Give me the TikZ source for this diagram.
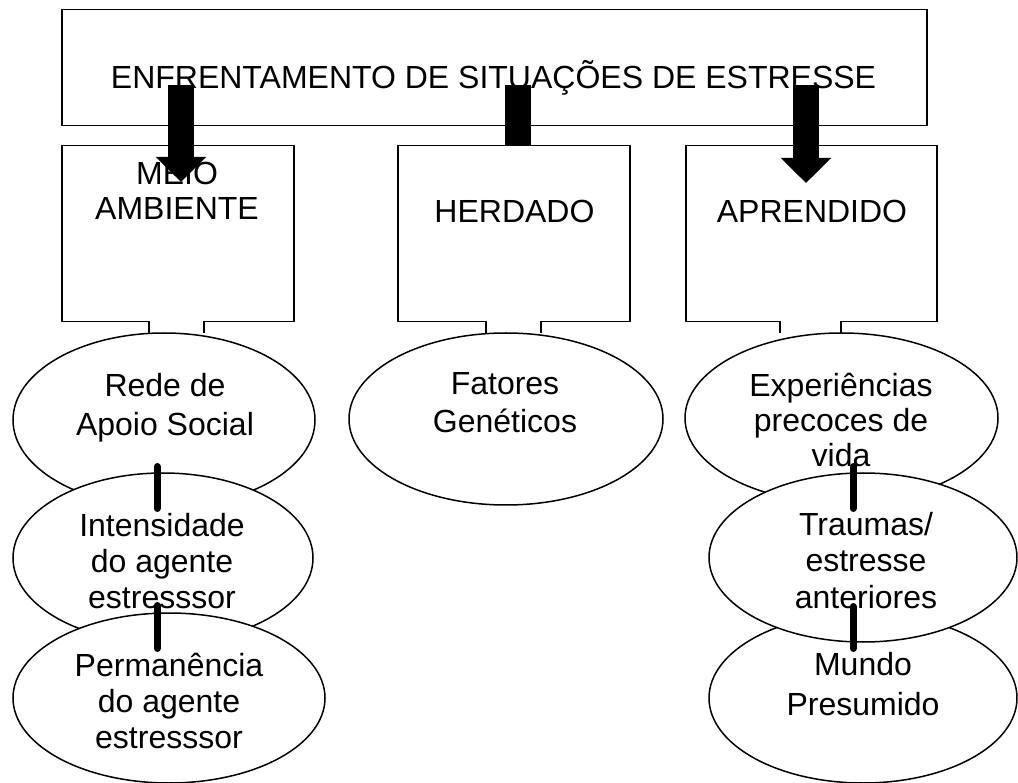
\documentclass[tikz,border=0pt]{standalone}
\usepackage{fontspec}
\setmainfont{Liberation Sans}
\usetikzlibrary{shapes.geometric,arrows.meta}
\begin{document}
\begin{tikzpicture}[x=1pt,y=-1pt,
  box/.style={draw, line width=1.5pt, fill=white, rectangle, inner sep=0pt, anchor=north west},
  ell/.style={draw, line width=1.5pt, fill=white, ellipse, inner sep=0pt},
  txt/.style={align=center, font=\fontsize{32}{37}\selectfont, inner sep=0pt, anchor=base},
  notch/.style={line width=1.5pt},
  gap/.style={white, line width=2.5pt},
  bigarrow/.style={line width=26pt, -{Triangle[width=49pt,length=25pt]}},
  shaft/.style={line width=26pt},
  link/.style={line width=7pt, line cap=round}]
\useasboundingbox (0,0) rectangle (1018,783);
\fill[white] (0,0) rectangle (1018,783);

% top box
\node[box, minimum width=865pt, minimum height=116pt] (top) at (61,9) {};
\node[txt] (title) at (493.5,89) {ENFRENTAMENTO DE SITUAÇÕES DE ESTRESSE};

% middle arrow (under box 2)
\coordinate (a2s) at (518,85);
\draw[shaft] (a2s) -- (a2s |- 0,145);

% three boxes
\node[box, minimum width=232pt, minimum height=176pt] (b1) at (61,145) {};
\node[box, minimum width=232pt, minimum height=176pt] (b2) at (397,145) {};
\node[box, minimum width=251pt, minimum height=176pt] (b3) at (685,145) {};
\node[txt, font=\fontsize{32}{35}\selectfont] (b1t) at (177,220) {MEIO\\AMBIENTE};
\node[txt] (b2t) at (514.5,223) {HERDADO};
\node[txt] (b3t) at (812,223) {APRENDIDO};

% notches at box bottoms
\draw[gap] (149,321) -- (204,321);
\draw[notch] (149,321) -- (149,333) (204,321) -- (204,333);
\draw[gap] (486,321) -- (541,321);
\draw[notch] (486,321) -- (486,333) (541,321) -- (541,333);
\draw[gap] (780,321) -- (841,321);
\draw[notch] (780,321) -- (780,333) (841,321) -- (841,333);

% arrows over boxes
\coordinate (a1s) at (181,85);
\coordinate (a1e) at (181,182);
\coordinate (a3s) at (806,85);
\coordinate (a3e) at (806,183);
\draw[bigarrow] (a1s) -- (a1e);
\draw[bigarrow] (a3s) -- (a3e);

% ellipses (drawing order gives the overlaps)
\node[ell, minimum width=302pt, minimum height=174pt] (rede) at (164,420) {};
\node[ell, minimum width=300pt, minimum height=170pt] (inten) at (163,558) {};
\node[ell, minimum width=312pt, minimum height=170pt] (perm) at (169,698) {};
\node[ell, minimum width=314pt, minimum height=172pt] (fat) at (506,419) {};
\node[ell, minimum width=313pt, minimum height=170pt] (exp) at (841.5,418) {};
\node[ell, minimum width=308pt, minimum height=170pt] (mundo) at (863,698) {};
\node[ell, minimum width=308pt, minimum height=169pt] (trau) at (863,557.5) {};

% ellipse texts (anchor = baseline of last line)
\node[txt, font=\fontsize{32}{39}\selectfont] (redet) at (165,436) {Rede de\\Apoio Social};
\node[txt, font=\fontsize{32}{36}\selectfont] (intent) at (162,608) {Intensidade\\do agente\\estresssor};
\node[txt, font=\fontsize{32}{36}\selectfont] (permt) at (169,748) {Permanência\\do agente\\estresssor};
\node[txt, font=\fontsize{32}{38}\selectfont] (fatt) at (505,433) {Fatores\\Genéticos};
\node[txt, font=\fontsize{32}{35}\selectfont] (expt) at (841,467) {Experiências\\precoces de\\vida};
\node[txt, font=\fontsize{32}{36.5}\selectfont] (traut) at (866,608) {Traumas/\\estresse\\anteriores};
\node[txt, font=\fontsize{32}{40}\selectfont] (mundot) at (863,715) {Mundo\\Presumido};

% thick links
\coordinate (l1a) at (157,466.5); \coordinate (l1b) at (157,508.5);
\coordinate (l2a) at (157,605.5); \coordinate (l2b) at (157,648.5);
\coordinate (r1a) at (853,466.5); \coordinate (r1b) at (853,508.5);
\coordinate (r2a) at (853,606.5); \coordinate (r2b) at (853,648.5);
\draw[link] (l1a) -- (l1b);
\draw[link] (l2a) -- (l2b);
\draw[link] (r1a) -- (r1b);
\draw[link] (r2a) -- (r2b);
\end{tikzpicture}
\end{document}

▶ _Exercise goal_:
Copy exactly the lines running from the beginning of the listing through the line that has "(a2s |- 0,145);". Drop the pictures.

▶ _Reply_:
Give me the TikZ source for this diagram.
\documentclass[tikz,border=0pt]{standalone}
\usepackage{fontspec}
\setmainfont{Liberation Sans}
\usetikzlibrary{shapes.geometric,arrows.meta}
\begin{document}
\begin{tikzpicture}[x=1pt,y=-1pt,
  box/.style={draw, line width=1.5pt, fill=white, rectangle, inner sep=0pt, anchor=north west},
  ell/.style={draw, line width=1.5pt, fill=white, ellipse, inner sep=0pt},
  txt/.style={align=center, font=\fontsize{32}{37}\selectfont, inner sep=0pt, anchor=base},
  notch/.style={line width=1.5pt},
  gap/.style={white, line width=2.5pt},
  bigarrow/.style={line width=26pt, -{Triangle[width=49pt,length=25pt]}},
  shaft/.style={line width=26pt},
  link/.style={line width=7pt, line cap=round}]
\useasboundingbox (0,0) rectangle (1018,783);
\fill[white] (0,0) rectangle (1018,783);

% top box
\node[box, minimum width=865pt, minimum height=116pt] (top) at (61,9) {};
\node[txt] (title) at (493.5,89) {ENFRENTAMENTO DE SITUAÇÕES DE ESTRESSE};

% middle arrow (under box 2)
\coordinate (a2s) at (518,85);
\draw[shaft] (a2s) -- (a2s |- 0,145);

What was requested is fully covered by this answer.